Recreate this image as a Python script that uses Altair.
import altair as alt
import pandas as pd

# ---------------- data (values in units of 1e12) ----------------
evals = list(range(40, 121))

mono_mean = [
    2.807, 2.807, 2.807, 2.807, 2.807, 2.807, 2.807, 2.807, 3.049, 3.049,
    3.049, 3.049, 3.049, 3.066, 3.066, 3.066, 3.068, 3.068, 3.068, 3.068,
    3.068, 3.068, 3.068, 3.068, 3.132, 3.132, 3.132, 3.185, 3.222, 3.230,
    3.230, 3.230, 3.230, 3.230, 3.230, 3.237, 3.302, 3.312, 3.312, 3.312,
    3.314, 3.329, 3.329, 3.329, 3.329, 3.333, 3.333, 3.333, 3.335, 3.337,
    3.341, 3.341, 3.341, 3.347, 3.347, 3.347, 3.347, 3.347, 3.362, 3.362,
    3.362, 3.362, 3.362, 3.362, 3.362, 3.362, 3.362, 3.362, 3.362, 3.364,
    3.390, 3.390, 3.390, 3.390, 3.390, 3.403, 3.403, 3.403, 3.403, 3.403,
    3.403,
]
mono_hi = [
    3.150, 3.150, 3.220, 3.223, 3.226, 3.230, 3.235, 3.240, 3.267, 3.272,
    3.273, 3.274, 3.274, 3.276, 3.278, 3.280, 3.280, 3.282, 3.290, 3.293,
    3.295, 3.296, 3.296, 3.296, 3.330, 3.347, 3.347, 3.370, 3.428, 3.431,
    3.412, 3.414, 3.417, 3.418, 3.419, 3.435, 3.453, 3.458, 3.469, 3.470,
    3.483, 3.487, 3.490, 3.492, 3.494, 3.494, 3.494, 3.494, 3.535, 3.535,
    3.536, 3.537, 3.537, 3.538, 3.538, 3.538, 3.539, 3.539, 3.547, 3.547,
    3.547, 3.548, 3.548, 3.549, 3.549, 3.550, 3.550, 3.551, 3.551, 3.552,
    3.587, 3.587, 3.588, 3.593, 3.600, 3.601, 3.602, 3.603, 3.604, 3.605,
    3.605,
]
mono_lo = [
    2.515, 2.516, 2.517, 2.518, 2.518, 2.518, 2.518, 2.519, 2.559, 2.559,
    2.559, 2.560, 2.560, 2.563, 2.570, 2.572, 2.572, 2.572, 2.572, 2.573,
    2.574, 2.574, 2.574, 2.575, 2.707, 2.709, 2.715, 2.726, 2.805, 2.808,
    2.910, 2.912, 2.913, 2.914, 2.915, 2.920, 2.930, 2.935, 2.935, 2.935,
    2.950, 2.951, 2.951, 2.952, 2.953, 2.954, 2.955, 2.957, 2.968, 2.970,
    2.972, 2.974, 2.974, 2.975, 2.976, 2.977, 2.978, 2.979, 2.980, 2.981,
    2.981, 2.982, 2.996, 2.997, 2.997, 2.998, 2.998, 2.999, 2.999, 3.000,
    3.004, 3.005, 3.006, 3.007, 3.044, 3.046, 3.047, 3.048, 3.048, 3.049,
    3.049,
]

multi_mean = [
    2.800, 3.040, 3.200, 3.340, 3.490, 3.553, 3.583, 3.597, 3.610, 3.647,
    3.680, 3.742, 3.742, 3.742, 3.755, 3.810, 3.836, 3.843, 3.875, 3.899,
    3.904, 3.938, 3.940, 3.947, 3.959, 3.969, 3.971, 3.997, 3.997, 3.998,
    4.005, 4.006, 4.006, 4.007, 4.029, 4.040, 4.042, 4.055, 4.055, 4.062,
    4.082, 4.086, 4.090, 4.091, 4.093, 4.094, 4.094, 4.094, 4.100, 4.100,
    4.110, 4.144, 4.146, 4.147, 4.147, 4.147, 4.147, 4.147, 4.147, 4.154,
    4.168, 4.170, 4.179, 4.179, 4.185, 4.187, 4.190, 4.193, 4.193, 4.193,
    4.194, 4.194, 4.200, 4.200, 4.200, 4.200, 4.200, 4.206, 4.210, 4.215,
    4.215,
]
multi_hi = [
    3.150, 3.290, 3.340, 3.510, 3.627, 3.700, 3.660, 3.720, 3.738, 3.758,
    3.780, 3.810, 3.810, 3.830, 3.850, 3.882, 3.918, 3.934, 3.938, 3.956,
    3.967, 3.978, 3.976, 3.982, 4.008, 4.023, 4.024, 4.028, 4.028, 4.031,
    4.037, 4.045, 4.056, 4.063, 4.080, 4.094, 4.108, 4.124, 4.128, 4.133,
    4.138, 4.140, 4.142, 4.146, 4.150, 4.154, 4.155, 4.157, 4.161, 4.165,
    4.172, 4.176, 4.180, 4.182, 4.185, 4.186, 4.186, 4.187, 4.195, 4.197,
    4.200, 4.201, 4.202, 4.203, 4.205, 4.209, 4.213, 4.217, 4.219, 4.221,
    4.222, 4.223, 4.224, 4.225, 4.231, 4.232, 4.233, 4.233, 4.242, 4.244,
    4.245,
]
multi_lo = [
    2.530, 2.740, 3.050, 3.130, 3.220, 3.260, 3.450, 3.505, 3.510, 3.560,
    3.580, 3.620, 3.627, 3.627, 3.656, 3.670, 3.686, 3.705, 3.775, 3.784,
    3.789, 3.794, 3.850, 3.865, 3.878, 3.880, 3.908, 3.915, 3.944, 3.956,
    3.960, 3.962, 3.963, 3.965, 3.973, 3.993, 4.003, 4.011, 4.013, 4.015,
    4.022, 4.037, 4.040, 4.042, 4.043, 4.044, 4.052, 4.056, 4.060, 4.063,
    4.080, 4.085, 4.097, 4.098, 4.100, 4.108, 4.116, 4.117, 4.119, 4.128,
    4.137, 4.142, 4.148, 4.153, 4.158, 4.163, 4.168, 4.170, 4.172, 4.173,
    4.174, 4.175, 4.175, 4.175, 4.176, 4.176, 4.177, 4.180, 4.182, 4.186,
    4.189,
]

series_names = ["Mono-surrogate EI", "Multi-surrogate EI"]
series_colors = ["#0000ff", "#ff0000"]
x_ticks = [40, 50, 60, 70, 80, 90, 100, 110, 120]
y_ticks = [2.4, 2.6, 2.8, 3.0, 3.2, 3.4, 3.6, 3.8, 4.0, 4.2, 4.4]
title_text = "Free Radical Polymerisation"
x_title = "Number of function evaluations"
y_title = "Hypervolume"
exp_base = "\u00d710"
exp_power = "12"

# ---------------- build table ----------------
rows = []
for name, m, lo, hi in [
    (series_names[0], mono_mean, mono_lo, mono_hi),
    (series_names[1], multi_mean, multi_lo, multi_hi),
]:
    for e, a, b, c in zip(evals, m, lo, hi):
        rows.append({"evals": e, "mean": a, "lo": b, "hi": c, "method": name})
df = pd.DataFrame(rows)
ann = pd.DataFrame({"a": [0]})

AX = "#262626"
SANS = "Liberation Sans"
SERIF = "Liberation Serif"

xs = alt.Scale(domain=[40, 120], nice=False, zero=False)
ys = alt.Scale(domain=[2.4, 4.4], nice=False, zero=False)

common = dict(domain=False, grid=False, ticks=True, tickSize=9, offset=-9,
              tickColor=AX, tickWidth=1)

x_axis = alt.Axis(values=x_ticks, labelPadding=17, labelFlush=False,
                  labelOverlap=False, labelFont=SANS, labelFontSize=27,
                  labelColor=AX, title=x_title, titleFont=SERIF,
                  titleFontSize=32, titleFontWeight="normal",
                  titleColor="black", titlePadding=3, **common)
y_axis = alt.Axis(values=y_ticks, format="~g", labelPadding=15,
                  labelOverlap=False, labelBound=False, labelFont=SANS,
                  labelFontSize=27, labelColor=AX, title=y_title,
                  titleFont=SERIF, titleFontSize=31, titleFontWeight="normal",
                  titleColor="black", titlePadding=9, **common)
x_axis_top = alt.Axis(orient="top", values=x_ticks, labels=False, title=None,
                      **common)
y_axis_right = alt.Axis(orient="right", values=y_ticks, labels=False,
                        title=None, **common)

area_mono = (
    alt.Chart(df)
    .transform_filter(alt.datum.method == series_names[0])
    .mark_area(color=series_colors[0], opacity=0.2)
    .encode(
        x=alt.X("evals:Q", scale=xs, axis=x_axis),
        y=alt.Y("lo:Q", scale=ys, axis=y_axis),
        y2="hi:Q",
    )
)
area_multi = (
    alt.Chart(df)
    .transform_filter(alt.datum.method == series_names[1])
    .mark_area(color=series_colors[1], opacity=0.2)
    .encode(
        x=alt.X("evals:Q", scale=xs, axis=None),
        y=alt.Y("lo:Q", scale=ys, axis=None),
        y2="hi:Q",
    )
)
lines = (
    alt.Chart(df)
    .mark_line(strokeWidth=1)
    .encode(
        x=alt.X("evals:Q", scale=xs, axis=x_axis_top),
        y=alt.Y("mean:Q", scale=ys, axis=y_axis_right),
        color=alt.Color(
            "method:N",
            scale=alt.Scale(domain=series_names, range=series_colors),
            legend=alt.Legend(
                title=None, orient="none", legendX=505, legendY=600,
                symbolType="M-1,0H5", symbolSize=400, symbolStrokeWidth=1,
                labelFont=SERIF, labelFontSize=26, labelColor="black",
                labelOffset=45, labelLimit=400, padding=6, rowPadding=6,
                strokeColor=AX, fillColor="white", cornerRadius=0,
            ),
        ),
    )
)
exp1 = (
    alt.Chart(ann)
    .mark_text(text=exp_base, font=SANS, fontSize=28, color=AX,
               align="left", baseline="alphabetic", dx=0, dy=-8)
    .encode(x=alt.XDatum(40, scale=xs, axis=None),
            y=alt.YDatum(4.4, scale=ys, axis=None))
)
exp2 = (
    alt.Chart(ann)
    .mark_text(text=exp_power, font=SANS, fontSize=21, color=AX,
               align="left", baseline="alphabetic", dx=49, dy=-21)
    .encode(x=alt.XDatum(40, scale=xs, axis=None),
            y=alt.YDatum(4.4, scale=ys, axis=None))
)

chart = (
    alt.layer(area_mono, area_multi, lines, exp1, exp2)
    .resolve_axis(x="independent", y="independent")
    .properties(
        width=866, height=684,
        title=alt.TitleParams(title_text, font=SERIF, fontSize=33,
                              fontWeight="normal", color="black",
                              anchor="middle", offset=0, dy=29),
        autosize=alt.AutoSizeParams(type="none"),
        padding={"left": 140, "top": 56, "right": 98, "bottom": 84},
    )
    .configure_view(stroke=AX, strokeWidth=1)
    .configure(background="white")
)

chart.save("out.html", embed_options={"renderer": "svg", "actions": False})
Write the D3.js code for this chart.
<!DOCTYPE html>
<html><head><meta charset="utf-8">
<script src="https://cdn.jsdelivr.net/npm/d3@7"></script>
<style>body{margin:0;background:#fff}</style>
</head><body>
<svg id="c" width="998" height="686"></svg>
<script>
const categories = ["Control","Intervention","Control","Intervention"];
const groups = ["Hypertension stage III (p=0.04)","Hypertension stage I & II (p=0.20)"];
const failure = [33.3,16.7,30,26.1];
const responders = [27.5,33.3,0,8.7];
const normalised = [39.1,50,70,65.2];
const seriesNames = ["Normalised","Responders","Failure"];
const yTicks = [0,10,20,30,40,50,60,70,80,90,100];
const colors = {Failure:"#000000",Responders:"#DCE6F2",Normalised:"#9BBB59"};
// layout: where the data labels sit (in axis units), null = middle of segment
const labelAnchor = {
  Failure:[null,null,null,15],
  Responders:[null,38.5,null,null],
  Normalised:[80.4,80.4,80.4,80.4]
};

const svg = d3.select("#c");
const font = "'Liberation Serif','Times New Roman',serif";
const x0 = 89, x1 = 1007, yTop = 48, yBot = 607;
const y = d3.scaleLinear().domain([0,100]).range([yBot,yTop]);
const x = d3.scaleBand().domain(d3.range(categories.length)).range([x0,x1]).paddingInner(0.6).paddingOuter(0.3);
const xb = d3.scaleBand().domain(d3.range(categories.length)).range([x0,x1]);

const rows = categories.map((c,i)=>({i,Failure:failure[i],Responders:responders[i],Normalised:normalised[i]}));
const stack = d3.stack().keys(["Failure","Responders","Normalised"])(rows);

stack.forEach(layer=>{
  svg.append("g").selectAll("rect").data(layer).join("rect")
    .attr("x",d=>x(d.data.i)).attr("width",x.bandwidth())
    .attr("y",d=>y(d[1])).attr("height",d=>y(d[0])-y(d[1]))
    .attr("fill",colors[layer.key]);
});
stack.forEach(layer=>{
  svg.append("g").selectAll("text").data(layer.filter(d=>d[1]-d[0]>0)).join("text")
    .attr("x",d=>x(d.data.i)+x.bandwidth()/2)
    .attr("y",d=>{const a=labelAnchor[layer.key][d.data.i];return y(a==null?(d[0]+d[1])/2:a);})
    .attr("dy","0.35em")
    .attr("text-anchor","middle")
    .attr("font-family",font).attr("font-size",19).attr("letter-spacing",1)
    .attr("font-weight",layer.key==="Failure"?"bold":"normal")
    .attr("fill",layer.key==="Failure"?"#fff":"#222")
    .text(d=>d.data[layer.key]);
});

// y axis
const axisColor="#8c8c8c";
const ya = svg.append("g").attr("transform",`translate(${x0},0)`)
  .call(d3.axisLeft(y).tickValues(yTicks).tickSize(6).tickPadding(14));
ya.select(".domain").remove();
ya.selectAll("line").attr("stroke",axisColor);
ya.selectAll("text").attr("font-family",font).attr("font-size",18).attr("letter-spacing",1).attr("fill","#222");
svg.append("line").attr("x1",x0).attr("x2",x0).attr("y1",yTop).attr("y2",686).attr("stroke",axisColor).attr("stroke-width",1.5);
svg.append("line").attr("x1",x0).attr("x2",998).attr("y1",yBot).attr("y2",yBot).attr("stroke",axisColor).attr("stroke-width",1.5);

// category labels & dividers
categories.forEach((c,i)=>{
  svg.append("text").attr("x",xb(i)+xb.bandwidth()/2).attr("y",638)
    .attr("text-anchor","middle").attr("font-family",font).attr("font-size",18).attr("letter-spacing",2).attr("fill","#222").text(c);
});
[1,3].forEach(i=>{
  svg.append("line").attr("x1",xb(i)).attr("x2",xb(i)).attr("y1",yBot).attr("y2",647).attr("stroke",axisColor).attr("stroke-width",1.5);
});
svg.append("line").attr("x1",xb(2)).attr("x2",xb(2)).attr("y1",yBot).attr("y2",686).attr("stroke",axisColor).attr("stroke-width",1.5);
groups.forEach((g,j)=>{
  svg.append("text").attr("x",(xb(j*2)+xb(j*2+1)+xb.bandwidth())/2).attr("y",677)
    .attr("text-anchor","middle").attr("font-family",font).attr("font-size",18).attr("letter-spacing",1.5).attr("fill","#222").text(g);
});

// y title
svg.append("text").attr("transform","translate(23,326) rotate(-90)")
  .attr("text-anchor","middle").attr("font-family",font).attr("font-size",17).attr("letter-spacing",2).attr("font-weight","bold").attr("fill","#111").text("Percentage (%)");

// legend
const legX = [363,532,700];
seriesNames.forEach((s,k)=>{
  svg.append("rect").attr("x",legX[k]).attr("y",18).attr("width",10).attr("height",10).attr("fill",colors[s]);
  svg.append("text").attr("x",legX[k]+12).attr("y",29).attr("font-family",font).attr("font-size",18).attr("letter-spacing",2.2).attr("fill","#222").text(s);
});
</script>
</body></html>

◆ ◆ ◆ ◆ ◆

(Aim of the task) Print exactly the lines from the beginning of the entries through the line with "evals = list(range(40, 121))". Output nothing more.

(Solution to the problem)
Recreate this image as a Python script that uses Altair.
import altair as alt
import pandas as pd

# ---------------- data (values in units of 1e12) ----------------
evals = list(range(40, 121))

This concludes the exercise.